See entire November 12, 2010 newsletter

I have come to the conclusion that there aren’t very many areas in our lives where it doesn’t make sense to stop, think, and then make the most sustainable choice possible when making a purchase. Case in point for this newsletter: jewelry. Not only are we giving away a $1000 gift certificate to Abbott Taylor Jewelers for our “I’m dreaming of a Green Christmas” website contest, it’s a time of year when people buy jewelry – second only to Valentine’s Day. So jewelry it is!
Truth be told, jewelry making can be a really dirty, awful, human rights nightmare kind of thing. I have edited and condensed the information from the Daily Green article in the hopes you will at least read about some very important things to consider before your next purchase of your dream ring or necklace or diamond earrings. Do people’s lives depend on it?  Ultimately yes. It matters that much. My second wish is that you will share this information with the lucky person who might be the one buying you said jewelry or with anyone you can think of because that’s how change really happens and how we make a difference.


1. Impact to environment?
Precious metals and stones are extracted at a sometimes high cost to the environment.

2. Impact to human beings? The mining of precious metals and gems has one of the biggest environmental and human impacts. For instance, gold mines represent the largest U.S. sources of mercury pollution, a potent toxic metal that attacks the brain. In Alaska, watchdogs fear that a proposed mine upstream of Bristol Bay would threaten the millions of salmon that spawn there. Diamond mining is notoriously tied with slave labor and the funding of systemic violence in Africa. Beyond that, mining anything involves not only tearing up a landscape, but also processing that typically uses toxic chemicals and metals. Avoiding unnecessary purchases avoids those impacts. (Note from Mrs. Green: Abbott Taylor uses 100% recycled gold – always and forever)

3. Buying new? Do you have to? When it comes to jewelry, antique and vintage pieces can be found in the estate section of many jewelry stores. The workmanship of past decades of centuries is often unsurpassed, when it comes to filigrees and detail, so don’t assume that newer is always better. Buying antique jewelry means avoiding the use of newly mined natural resources.

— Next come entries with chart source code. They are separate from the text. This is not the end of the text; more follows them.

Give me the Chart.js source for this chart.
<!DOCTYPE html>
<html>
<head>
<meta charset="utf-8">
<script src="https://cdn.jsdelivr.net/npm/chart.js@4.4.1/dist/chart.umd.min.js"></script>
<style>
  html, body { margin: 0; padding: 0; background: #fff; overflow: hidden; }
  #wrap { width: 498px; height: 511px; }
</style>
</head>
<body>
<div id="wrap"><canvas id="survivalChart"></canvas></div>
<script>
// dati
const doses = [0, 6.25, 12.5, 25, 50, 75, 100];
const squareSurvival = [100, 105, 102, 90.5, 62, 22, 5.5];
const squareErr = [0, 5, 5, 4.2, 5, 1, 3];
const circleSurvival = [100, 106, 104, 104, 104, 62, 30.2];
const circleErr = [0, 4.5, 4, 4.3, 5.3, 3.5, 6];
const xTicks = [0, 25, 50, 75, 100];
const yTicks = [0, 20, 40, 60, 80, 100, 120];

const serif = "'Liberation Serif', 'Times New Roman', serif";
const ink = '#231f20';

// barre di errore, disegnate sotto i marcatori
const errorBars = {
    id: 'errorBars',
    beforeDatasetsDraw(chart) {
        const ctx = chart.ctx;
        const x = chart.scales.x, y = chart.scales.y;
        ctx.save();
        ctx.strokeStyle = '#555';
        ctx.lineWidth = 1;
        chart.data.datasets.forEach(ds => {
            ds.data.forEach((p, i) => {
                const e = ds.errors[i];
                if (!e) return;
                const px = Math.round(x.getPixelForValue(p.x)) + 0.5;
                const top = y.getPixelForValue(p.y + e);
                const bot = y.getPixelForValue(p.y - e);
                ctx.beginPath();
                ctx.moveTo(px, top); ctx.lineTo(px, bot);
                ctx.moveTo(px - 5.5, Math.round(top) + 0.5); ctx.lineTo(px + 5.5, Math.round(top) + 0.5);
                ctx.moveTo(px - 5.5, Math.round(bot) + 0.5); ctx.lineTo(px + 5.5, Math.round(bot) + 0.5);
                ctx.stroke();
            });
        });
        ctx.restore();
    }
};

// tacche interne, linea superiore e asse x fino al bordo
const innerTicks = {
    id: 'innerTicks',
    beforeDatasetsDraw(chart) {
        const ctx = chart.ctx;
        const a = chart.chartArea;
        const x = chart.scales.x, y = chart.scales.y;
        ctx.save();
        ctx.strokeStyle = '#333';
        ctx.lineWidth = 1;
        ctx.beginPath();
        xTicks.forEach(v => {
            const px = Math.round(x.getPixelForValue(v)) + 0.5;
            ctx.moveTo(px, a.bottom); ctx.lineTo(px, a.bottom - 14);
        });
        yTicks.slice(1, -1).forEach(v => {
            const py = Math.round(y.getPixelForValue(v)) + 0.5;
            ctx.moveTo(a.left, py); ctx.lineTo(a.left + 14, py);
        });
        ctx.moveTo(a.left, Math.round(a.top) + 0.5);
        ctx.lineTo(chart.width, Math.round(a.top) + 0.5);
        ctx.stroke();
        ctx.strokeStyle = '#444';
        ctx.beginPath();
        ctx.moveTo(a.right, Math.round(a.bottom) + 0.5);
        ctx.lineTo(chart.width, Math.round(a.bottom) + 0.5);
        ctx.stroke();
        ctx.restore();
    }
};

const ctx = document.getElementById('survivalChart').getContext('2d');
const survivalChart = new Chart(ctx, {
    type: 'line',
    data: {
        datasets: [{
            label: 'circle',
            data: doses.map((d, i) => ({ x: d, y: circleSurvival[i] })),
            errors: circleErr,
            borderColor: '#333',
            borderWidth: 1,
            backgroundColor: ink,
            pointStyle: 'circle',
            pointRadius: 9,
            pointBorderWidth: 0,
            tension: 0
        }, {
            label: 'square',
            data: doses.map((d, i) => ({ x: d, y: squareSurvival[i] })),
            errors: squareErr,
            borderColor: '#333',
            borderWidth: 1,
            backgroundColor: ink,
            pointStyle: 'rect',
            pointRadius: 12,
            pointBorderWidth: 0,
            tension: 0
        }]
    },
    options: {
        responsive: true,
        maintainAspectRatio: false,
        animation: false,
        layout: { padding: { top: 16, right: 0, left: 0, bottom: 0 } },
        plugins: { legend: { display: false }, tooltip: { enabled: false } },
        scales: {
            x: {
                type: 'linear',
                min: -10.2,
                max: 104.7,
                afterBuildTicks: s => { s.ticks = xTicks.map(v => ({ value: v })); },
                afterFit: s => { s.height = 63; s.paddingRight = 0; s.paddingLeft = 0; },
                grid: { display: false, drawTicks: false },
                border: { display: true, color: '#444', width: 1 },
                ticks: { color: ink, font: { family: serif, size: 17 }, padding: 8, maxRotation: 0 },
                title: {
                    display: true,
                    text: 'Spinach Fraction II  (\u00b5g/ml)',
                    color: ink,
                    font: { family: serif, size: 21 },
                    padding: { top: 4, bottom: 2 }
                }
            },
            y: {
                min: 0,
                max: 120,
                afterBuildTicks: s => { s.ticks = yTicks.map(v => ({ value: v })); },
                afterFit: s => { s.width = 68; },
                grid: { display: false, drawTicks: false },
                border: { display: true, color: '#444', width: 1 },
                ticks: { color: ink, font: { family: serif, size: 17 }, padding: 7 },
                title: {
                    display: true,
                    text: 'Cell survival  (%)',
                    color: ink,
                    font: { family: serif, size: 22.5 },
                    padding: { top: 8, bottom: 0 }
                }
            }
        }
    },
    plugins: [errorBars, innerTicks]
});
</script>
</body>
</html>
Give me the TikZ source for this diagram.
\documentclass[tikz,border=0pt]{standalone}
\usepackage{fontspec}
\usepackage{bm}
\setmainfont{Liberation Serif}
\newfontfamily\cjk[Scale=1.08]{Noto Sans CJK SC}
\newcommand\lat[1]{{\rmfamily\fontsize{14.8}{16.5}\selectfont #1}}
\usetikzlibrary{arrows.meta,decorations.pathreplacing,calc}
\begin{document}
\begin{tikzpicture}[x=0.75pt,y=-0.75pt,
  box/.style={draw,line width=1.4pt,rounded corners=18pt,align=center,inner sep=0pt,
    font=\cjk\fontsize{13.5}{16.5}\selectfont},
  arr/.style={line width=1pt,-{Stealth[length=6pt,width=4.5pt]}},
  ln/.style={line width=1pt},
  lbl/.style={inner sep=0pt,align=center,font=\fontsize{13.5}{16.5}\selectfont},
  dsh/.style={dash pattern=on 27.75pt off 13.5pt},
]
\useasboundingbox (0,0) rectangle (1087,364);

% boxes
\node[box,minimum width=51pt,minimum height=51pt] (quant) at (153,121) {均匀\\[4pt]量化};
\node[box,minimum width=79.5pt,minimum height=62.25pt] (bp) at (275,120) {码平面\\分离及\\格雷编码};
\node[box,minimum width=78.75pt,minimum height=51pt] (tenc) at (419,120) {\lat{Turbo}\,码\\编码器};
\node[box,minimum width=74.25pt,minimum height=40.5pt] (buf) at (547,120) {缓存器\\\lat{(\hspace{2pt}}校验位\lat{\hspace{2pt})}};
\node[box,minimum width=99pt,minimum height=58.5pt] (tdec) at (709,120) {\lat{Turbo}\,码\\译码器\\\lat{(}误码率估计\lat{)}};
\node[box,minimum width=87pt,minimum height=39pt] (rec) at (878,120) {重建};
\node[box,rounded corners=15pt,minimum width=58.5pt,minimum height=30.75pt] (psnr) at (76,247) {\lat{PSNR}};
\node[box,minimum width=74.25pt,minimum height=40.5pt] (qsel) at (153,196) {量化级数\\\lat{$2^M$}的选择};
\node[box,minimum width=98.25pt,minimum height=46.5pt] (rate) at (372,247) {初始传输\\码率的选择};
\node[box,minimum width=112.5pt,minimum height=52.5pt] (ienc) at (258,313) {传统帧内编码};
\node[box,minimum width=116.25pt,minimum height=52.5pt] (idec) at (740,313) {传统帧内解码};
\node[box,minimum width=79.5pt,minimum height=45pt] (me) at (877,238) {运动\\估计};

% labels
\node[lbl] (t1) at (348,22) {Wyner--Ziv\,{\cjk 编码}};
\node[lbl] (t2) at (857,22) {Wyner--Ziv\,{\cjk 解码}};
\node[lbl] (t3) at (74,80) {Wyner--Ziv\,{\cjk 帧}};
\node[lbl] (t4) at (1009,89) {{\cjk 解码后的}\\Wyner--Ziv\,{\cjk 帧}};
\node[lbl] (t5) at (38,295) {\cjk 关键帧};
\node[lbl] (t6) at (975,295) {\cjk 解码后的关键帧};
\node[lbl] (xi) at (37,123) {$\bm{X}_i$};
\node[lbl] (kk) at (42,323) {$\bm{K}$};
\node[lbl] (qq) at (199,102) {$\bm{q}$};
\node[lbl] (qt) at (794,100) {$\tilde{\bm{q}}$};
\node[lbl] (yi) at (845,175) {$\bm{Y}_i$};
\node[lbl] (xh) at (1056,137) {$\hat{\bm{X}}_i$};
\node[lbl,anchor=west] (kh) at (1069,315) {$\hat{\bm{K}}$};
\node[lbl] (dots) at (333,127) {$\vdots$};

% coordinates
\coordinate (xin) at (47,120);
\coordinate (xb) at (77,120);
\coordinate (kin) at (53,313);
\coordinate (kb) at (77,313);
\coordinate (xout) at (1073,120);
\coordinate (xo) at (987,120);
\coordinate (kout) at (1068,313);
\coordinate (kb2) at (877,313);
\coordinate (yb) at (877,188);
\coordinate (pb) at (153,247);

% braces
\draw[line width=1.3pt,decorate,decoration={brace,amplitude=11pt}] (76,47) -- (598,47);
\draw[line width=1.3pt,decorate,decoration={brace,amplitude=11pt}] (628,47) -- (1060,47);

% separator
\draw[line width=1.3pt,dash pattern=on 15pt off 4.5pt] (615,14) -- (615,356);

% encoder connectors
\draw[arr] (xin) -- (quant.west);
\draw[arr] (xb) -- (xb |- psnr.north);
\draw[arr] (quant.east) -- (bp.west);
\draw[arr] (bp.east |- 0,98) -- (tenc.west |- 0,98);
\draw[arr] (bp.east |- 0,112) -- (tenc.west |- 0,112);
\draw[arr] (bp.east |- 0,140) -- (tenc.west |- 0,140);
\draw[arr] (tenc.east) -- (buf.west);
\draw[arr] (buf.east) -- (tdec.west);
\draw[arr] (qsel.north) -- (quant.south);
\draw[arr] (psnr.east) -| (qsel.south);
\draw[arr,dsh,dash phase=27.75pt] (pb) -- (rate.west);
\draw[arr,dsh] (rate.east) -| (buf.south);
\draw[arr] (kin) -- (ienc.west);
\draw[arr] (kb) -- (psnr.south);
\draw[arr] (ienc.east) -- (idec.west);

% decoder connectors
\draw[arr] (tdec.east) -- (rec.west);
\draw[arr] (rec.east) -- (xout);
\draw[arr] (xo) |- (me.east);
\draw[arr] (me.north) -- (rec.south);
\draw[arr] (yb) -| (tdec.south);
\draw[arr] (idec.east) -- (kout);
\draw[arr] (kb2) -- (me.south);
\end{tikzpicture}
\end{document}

4. How WAS it really made?  If you’re buying new, consider how the piece was made: what materials were used, who made it and how were those workers treated? It’s often not you, the buyer, who suffers if a product isn’t made in an ethical, sustainable manner; it’s the workers and the communities at the source. Like other products, you can look for Fair Trade-certified jewelry to ensure that workers were treated well. (Comment from Mrs. Green: On any given day one might find children, dogs, grandchildren and definitely the owner of Abbott Taylor Jewelers on site at their showroom. Abby is a family man and people have worked with him forever. Says it all.

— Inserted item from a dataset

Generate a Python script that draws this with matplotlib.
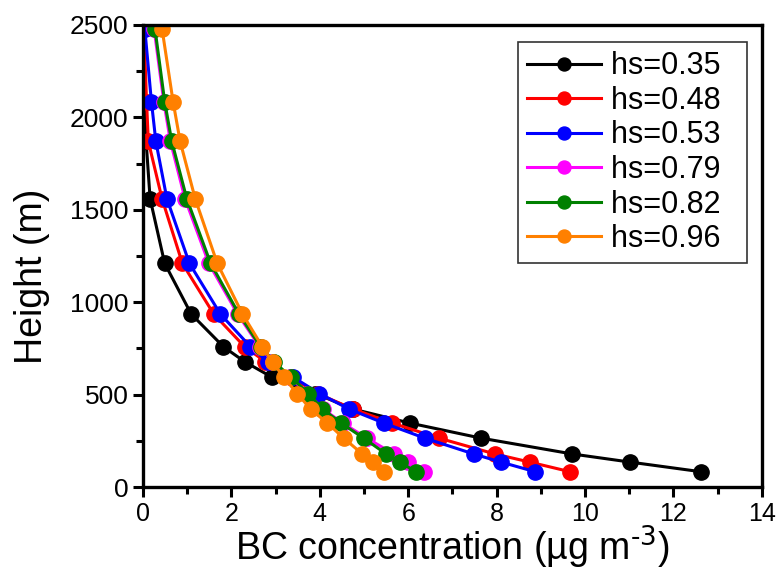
import matplotlib
matplotlib.use("Agg")
import matplotlib.pyplot as plt
from matplotlib.ticker import MultipleLocator

# heights of the model levels (m)
heights = [83, 135, 179, 265, 346, 422, 506, 594, 678, 759, 936, 1210, 1560, 1870, 2085, 2480]

# BC concentration profiles for each hs value
bc_035 = [12.62, 11.02, 9.71, 7.64, 6.04, 4.75, 3.90, 2.92, 2.30, 1.82, 1.09, 0.49, 0.16, 0.07, 0.03, 0.01]
bc_048 = [9.66, 8.75, 7.96, 6.69, 5.64, 4.75, 3.95, 3.35, 2.77, 2.30, 1.60, 0.89, 0.43, 0.12, 0.08, 0.02]
bc_053 = [8.87, 8.10, 7.48, 6.37, 5.45, 4.66, 3.99, 3.40, 2.82, 2.43, 1.75, 1.05, 0.54, 0.29, 0.19, 0.04]
bc_079 = [6.36, 6.00, 5.67, 5.06, 4.52, 4.07, 3.72, 3.32, 2.94, 2.64, 2.14, 1.49, 0.95, 0.62, 0.47, 0.25]
bc_082 = [6.17, 5.81, 5.50, 4.99, 4.48, 4.06, 3.74, 3.35, 2.96, 2.66, 2.17, 1.53, 0.99, 0.65, 0.49, 0.27]
bc_096 = [5.45, 5.21, 4.96, 4.54, 4.17, 3.79, 3.49, 3.18, 2.93, 2.70, 2.25, 1.68, 1.18, 0.84, 0.68, 0.43]

labels = ["hs=0.35", "hs=0.48", "hs=0.53", "hs=0.79", "hs=0.82", "hs=0.96"]
colors = ["black", "#ff0000", "#0000ff", "#ff00ff", "#008000", "#ff8000"]
profiles = [bc_035, bc_048, bc_053, bc_079, bc_082, bc_096]

plt.rcParams["font.family"] = ["Liberation Sans", "DejaVu Sans"]
plt.rcParams["mathtext.default"] = "regular"

fig = plt.figure(figsize=(7.79, 5.73), dpi=100)
ax = fig.add_axes([0.1836, 0.150, 0.7944, 0.8064])

for prof, lab, col in zip(profiles, labels, colors):
    # trailing spaces give the legend its wide right margin
    ax.plot(prof, heights, "-o", color=col, label=lab + "  ", lw=2.2, ms=11)

ax.set_xlim(0, 14)
ax.set_ylim(0, 2500)
ax.xaxis.set_major_locator(MultipleLocator(2))
ax.xaxis.set_minor_locator(MultipleLocator(1))
ax.yaxis.set_major_locator(MultipleLocator(500))
ax.yaxis.set_minor_locator(MultipleLocator(250))

for sp in ax.spines.values():
    sp.set_linewidth(2.4)
ax.tick_params(which="major", direction="out", length=7, width=2.2)
ax.tick_params(which="minor", direction="out", length=5, width=2.2)
ax.tick_params(axis="y", labelsize=19)
ax.tick_params(axis="x", labelsize=18)

ax.set_xlabel(r"BC concentration (µg m$^{\text{-3}}$)", fontsize=27, labelpad=-1)
ax.set_ylabel("Height (m)", fontsize=27)
ax.yaxis.set_label_coords(-0.150, 0.455)

leg = ax.legend(loc="upper right", bbox_to_anchor=(0.976, 0.963), borderaxespad=0,
                fontsize=22, frameon=True, fancybox=False, edgecolor="black",
                handlelength=2.4, handletextpad=0.35, labelspacing=0.15,
                borderpad=0.3, markerscale=0.85)
leg.get_frame().set_linewidth(1.2)

fig.savefig("out.png", dpi=100)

5. How was it packaged and shipped?  I have to admit, I don’t always think about “how things got here.”  It’s time for all of us to start – past the time actually. Per The Daily Green: The making of a product is only part of what contributes to its environmental footprint. The materials used to package it, and the fuel used to transport it, are two other biggies. Studies have generally endorsed the proposition that online purchasing has a smaller environmental footprint than buying from a brick-and-mortar store, in large part because of the reduced energy costs associated with lighting and heating. (more if you follow the link)

6. How easy it to maintain? Translation?  If a piece of jewelry gets broken, simply get it fixed. And remember, if you are really ready to get rid of it, be sure to either recycle it through a reputable dealer or have it made into something new and wonderful. I would do a check-in with loved ones first because heirlooms are full of precious memories.

7. What will you say about it? This might be my favorite one of all. Tell the story! Tell your friends who comment on your creation that you made a conscious decision to go to a jeweler or to a jewelry store that cares about our earth, its resources including those of the human kind. Ethical buying decisions are something to be proud of and shared. Think it’s hyperbole to say OUR lives depend on it? I invite you to think again.